Other Configuration Options

  • daemon : Start prelude-manager as a daemon.
  • pidfile : Write the prelude-manager PID to the specified file.
  • config : Specify an alernate configuration file.

Please check the prelude-manager --help output, or have a look to the prelude-manager configuration file for an exhaustive list.

TCP/IP related options

Using the global prelude section, where you can define Prelude related options, you can define option of matter for Prelude-Manager, and most specifically in the the context of relaying, TCP/IP options that influence the behavior of when the operating system should consider a connection dead in case sent data is left unacknowledged.

Theses option are operating system specific, and might not work on certain platform. In case you modify these settings on an unsupported system, a warning message will be issued when the agent starts.

  • tcp-keepalive-time represents the number of seconds the connection needs to be idle before TCP begins sending out keep-alive probes.
  • tcp-keepalive-probes represent the number of not acknowledged probes to send before considering the connection dead.
  • tcp-keepalive-intvl represents the interval between subsequent keepalive probes.

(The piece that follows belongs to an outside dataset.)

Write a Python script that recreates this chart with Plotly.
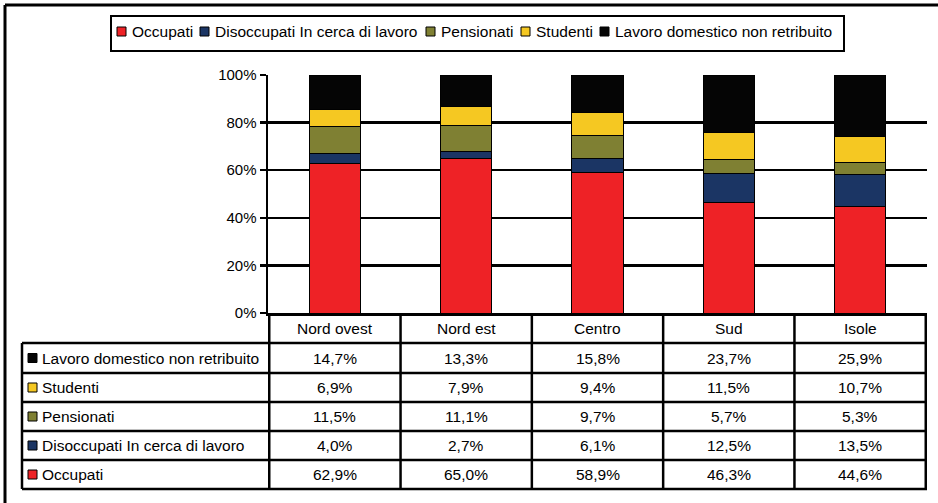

Under Linux, the default system wide configuration is:

[prelude]
tcp-keepalive-time   = 7200
tcp-keepalive-probes = 9
tcp-keepalive-intvl  = 75

The average time to notice a dead connection can be calculated using: tcp-keepalive-time + (tcp-keepalive-probes * tcp-keepalive-intvl).
Under Linux, the default settings thus instruct that a dead connection will be dropped after 7875 seconds.

This might be a problem if a network outage prevent relayed events from reaching their target, in this case, the Operating System won't report the dead connection before 7875 seconds elapse, and all data transmitted during this period will be lost because the failover is not yet activated.

You can improve this behavior using your own customized settings:

[prelude]
tcp-keepalive-time   = 60
tcp-keepalive-probes = 3
tcp-keepalive-intvl  = 10

Using the above settings, a dead connection will be detected within 90 seconds.